Nesse sentido, destaca-se trecho do julgado da Questão de Ordem no Inquérito n° 2.341, de relatoria do Ministro Gilmar Mendes do Supremo Tribunal Federal:
Na hipótese de existência de pronunciamento do Chefe do Ministério Público Federal pelo arquivamento do inquérito, tem-se, em princípio, um juízo negativo acerca da necessidade de apuração da prática delitiva exercida pelo órgão que, de modo legítimo e exclusivo, detém a opinio delicti a partir da qual é possível, ou não, instrumentalizar a persecução criminal. 5. A jurisprudência do Supremo Tribunal Federal assevera que o pronunciamento de arquivamento, em regra, deve ser acolhido sem que se questione ou se entre no mérito da avaliação deduzida pelo titular da ação penal. Precedentes citados: [...]. 6. Esses julgados ressalvam, contudo, duas hipóteses em que a determinação judicial do arquivamento possa gerar coisa julgada material, a saber: prescrição da pretensão punitiva e atipicidade da conduta. Constata-se, portanto, que apenas nas hipóteses de atipicidade da conduta e extinção da punibilidade poderá o Tribunal analisar o mérito das alegações trazidas pelo PGR. 7. No caso concreto ora em apreço, o pedido de arquivamento formulado pelo Procurador-Geral da República lastreou-se no argumento de não haver base empírica que indicasse a participação do parlamentar nos fatos apurados. 8. Questão de ordem resolvida no sentido do arquivamento destes autos, nos termos do parecer do MPF.
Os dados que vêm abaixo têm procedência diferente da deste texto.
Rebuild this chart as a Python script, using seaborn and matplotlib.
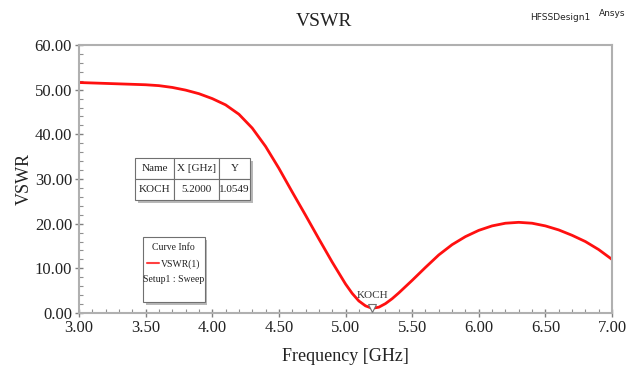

Assim sendo, o servidor público sancionado com base em decisão proferida no âmbito de Processo Administrativo Disciplinar, cujos fatos foram também objeto de investigação de inquérito policial ou ação penal, pode requerer o afastamento dessa sanção caso o Poder Judiciário profira sentença penal absolutória baseada em ausência de autoria, de materialidade do delito ou de ocorrência de causas de justificação penal, bem como caso o Ministério Público entenda pelo arquivamento do inquérito baseado na prescrição da pretensão punitiva e atipicidade da conduta.